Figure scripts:
• • • •
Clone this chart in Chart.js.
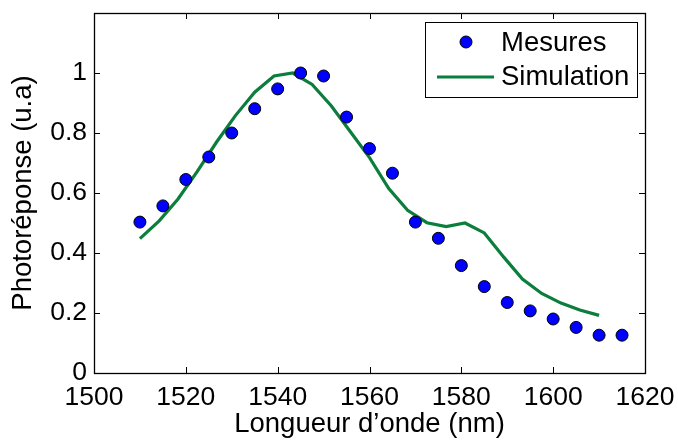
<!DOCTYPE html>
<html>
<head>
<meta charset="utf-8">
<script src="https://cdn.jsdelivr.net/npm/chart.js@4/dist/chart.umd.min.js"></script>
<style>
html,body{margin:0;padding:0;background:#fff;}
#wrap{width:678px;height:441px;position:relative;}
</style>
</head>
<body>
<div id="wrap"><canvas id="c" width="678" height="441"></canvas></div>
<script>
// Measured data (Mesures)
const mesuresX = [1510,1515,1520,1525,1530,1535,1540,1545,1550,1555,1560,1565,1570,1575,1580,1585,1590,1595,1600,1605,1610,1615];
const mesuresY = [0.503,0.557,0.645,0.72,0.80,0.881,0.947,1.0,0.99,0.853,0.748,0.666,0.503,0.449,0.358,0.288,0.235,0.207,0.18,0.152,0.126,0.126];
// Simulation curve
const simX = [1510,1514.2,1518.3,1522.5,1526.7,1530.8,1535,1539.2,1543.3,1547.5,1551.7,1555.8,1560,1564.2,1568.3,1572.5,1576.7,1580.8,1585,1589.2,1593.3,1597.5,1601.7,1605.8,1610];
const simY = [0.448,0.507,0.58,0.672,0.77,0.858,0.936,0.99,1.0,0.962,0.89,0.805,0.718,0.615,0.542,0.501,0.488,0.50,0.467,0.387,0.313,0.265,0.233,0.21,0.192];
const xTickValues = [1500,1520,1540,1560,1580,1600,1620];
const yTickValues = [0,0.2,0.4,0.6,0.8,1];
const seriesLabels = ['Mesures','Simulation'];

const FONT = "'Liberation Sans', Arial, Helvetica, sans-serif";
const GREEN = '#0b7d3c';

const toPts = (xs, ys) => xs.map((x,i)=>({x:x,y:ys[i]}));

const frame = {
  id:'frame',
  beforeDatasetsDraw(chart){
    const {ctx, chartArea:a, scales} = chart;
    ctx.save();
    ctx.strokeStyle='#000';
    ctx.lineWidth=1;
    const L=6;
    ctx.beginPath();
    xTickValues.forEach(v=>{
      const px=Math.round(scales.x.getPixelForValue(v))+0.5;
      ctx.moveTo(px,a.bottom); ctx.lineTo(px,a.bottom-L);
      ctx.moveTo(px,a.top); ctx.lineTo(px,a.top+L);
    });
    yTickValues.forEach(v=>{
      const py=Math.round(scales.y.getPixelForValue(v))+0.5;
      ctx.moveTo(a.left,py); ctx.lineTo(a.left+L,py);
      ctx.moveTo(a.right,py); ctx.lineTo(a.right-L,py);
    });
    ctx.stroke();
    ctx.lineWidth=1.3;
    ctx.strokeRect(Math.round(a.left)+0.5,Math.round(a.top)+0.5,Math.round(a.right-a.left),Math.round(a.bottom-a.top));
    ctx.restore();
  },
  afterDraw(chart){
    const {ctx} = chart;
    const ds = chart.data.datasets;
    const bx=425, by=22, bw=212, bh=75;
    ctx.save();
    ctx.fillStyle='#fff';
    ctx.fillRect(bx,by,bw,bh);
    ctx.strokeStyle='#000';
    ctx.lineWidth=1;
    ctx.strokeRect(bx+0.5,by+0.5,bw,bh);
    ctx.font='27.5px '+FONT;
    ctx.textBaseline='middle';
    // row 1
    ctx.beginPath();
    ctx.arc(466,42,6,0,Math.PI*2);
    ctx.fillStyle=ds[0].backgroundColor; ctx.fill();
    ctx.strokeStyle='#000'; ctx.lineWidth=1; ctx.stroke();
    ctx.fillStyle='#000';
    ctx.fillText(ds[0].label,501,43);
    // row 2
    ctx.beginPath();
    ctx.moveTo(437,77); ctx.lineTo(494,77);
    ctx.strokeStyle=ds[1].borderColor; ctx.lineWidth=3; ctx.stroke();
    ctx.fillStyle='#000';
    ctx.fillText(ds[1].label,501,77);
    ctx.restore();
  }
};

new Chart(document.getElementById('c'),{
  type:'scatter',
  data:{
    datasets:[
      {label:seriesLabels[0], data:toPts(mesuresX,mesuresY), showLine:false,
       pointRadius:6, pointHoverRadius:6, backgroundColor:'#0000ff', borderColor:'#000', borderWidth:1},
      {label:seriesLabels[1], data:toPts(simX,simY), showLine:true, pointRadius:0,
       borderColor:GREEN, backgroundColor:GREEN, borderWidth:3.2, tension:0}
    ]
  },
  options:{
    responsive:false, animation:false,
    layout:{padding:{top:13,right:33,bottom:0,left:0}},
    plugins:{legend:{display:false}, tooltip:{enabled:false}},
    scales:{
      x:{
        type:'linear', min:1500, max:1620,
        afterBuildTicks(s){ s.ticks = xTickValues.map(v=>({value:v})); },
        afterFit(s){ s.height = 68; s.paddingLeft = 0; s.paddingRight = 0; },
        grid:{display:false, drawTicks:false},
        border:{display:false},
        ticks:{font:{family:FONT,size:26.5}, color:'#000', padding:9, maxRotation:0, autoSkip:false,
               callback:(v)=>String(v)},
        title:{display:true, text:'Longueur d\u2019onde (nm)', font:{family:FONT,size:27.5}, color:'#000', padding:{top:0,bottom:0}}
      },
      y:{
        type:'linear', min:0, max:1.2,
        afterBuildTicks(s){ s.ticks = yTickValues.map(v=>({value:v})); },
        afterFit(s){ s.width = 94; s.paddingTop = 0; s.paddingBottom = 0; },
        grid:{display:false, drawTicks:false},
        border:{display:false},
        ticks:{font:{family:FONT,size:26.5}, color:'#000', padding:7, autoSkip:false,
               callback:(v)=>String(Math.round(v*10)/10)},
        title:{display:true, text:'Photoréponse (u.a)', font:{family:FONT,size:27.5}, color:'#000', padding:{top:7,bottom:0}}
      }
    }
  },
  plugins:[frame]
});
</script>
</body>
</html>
• • • •
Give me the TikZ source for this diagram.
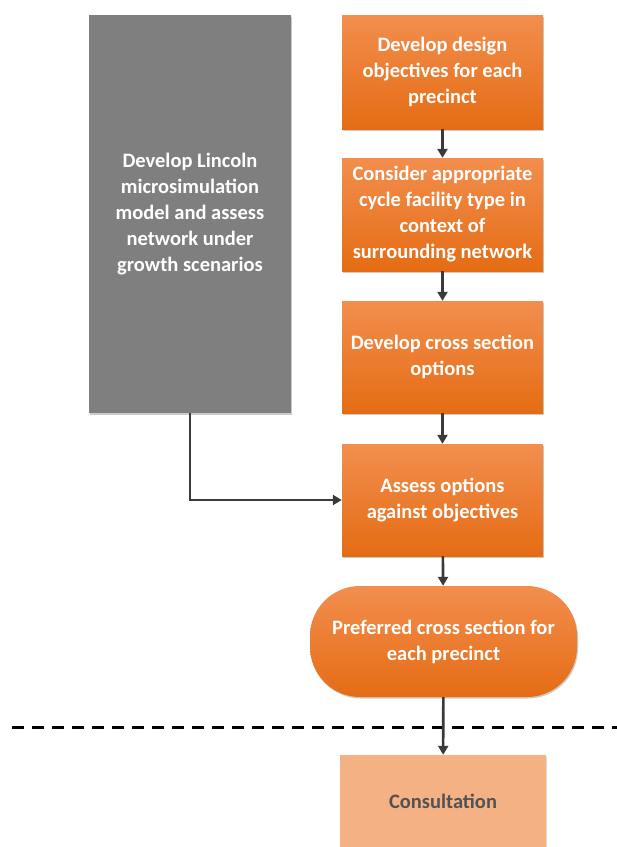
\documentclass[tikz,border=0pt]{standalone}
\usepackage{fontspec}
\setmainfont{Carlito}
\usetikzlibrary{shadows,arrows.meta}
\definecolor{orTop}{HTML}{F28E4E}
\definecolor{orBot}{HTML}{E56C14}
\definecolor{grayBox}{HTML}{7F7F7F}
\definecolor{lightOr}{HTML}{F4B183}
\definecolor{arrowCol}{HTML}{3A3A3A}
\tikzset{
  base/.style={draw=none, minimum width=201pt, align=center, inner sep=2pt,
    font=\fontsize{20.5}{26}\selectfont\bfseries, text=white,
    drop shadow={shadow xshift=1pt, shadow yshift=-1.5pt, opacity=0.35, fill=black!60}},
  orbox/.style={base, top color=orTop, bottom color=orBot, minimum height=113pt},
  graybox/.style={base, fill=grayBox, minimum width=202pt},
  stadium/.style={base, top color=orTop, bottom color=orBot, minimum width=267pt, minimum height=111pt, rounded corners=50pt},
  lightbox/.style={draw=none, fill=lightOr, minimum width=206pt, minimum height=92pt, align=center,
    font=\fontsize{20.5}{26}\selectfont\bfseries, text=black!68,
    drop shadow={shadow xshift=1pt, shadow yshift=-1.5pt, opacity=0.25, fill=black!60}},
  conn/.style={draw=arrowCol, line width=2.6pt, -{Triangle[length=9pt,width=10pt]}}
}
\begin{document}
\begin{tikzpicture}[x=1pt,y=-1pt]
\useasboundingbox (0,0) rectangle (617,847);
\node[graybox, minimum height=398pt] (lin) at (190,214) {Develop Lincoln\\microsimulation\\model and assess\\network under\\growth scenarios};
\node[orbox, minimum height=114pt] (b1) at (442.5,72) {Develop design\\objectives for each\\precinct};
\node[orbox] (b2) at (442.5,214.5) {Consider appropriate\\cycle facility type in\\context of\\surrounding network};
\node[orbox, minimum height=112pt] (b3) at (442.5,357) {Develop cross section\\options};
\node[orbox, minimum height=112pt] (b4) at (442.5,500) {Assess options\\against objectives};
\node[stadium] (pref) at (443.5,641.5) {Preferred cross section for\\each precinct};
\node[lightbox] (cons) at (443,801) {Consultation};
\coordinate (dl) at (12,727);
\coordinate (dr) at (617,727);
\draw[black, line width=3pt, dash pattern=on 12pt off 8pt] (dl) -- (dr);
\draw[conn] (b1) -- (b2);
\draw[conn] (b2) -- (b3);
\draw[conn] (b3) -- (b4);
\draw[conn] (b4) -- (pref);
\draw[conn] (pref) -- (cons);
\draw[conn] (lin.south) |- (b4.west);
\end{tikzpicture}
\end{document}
• • • •
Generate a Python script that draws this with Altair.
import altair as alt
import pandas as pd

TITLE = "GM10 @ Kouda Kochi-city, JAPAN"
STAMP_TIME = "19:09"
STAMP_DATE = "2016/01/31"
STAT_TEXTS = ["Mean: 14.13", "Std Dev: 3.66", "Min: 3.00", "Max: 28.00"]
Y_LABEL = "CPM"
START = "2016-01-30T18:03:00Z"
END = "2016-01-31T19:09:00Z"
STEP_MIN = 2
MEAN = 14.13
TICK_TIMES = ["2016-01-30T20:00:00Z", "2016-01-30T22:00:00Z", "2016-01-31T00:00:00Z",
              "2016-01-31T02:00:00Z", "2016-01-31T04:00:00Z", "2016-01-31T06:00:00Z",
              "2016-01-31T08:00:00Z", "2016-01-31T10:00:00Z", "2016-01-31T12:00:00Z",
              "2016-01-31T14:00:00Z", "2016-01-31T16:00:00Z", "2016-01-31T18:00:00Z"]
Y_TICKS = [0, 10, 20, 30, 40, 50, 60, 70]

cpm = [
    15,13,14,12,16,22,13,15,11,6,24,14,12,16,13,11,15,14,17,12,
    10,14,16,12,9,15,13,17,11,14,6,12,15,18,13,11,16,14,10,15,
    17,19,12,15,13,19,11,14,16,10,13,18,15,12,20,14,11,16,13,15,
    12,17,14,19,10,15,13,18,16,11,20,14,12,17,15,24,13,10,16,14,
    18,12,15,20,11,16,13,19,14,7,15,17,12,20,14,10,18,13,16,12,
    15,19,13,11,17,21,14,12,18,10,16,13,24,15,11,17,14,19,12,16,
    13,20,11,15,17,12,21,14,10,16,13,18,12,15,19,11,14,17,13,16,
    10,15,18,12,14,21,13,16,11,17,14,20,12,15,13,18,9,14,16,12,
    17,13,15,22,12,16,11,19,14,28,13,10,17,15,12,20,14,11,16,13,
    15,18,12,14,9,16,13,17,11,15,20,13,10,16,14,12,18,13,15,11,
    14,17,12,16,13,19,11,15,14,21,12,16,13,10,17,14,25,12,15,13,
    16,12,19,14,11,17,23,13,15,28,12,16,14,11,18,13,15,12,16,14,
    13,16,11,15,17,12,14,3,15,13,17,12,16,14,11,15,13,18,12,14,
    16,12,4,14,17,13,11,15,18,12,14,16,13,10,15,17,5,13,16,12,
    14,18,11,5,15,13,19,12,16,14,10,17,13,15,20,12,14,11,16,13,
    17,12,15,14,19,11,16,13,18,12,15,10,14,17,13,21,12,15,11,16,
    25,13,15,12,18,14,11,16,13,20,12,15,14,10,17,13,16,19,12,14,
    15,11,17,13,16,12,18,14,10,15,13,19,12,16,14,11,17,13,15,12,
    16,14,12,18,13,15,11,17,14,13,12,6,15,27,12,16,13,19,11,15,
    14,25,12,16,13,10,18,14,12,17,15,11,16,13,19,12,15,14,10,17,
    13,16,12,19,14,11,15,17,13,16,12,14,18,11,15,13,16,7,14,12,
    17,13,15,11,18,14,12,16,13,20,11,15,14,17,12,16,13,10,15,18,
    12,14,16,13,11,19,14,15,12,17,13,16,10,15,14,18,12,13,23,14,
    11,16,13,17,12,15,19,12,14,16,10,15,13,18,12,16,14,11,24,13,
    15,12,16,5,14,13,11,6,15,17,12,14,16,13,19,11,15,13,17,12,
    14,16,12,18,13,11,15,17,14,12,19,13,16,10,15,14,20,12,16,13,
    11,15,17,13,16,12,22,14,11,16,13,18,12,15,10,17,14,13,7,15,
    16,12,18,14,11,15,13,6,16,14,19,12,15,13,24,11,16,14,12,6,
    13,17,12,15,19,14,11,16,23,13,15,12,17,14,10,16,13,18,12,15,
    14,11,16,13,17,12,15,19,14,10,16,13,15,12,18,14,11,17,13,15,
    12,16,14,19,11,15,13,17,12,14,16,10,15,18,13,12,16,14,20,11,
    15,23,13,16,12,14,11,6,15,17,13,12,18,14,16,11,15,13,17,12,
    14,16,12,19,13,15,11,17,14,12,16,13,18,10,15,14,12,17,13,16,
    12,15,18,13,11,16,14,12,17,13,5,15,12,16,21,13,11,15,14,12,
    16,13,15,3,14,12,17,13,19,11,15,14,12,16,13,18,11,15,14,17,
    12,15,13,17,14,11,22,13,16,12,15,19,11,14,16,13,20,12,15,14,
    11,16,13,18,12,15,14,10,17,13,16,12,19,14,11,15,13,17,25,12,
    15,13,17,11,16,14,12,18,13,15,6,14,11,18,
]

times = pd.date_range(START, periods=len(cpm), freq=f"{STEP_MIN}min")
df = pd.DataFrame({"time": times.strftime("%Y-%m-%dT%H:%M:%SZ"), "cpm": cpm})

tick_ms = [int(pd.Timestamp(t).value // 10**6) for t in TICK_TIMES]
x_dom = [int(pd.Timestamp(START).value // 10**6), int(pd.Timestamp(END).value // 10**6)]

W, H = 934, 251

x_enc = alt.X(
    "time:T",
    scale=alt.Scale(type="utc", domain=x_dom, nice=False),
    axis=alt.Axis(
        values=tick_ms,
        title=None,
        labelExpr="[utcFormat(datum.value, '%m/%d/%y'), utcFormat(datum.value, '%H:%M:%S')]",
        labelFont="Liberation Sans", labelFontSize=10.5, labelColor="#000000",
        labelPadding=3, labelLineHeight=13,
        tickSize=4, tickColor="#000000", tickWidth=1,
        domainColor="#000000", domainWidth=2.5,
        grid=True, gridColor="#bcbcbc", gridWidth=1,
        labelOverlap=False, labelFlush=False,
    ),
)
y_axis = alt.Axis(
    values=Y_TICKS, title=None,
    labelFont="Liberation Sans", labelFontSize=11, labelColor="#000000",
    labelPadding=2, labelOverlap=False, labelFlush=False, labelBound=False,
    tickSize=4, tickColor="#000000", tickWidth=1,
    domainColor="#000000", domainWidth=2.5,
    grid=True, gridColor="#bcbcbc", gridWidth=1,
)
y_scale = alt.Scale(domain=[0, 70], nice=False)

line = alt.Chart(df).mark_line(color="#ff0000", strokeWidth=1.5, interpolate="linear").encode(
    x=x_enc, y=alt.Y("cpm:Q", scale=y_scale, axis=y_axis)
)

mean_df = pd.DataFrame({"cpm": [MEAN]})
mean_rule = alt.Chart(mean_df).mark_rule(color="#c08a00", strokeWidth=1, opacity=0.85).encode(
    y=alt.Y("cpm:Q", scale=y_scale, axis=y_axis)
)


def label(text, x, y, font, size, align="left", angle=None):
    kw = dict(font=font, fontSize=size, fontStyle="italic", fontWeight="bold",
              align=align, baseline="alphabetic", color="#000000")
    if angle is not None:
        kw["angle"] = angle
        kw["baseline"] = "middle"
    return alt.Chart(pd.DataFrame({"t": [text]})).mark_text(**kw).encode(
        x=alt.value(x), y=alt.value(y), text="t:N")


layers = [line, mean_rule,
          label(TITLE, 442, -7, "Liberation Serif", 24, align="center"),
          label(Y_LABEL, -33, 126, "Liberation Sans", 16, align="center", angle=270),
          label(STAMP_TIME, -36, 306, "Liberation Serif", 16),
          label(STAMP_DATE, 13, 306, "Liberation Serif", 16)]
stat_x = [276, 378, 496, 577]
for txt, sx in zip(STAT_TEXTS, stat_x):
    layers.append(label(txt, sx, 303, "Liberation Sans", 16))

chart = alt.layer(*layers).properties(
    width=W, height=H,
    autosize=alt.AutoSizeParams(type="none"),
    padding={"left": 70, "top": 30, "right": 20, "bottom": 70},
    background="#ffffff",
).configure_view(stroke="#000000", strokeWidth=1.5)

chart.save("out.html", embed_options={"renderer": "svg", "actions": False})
• • • •
◆ Prompt
Begin at the line that has "Generate a Python", stop after the line that has "Y_TICKS = [0, 10, 20, 30, 40, 50, 60, 70]", and repeat exactly those lines, nothing more.

◆ Reply to the task
Generate a Python script that draws this with Altair.
import altair as alt
import pandas as pd

TITLE = "GM10 @ Kouda Kochi-city, JAPAN"
STAMP_TIME = "19:09"
STAMP_DATE = "2016/01/31"
STAT_TEXTS = ["Mean: 14.13", "Std Dev: 3.66", "Min: 3.00", "Max: 28.00"]
Y_LABEL = "CPM"
START = "2016-01-30T18:03:00Z"
END = "2016-01-31T19:09:00Z"
STEP_MIN = 2
MEAN = 14.13
TICK_TIMES = ["2016-01-30T20:00:00Z", "2016-01-30T22:00:00Z", "2016-01-31T00:00:00Z",
              "2016-01-31T02:00:00Z", "2016-01-31T04:00:00Z", "2016-01-31T06:00:00Z",
              "2016-01-31T08:00:00Z", "2016-01-31T10:00:00Z", "2016-01-31T12:00:00Z",
              "2016-01-31T14:00:00Z", "2016-01-31T16:00:00Z", "2016-01-31T18:00:00Z"]
Y_TICKS = [0, 10, 20, 30, 40, 50, 60, 70]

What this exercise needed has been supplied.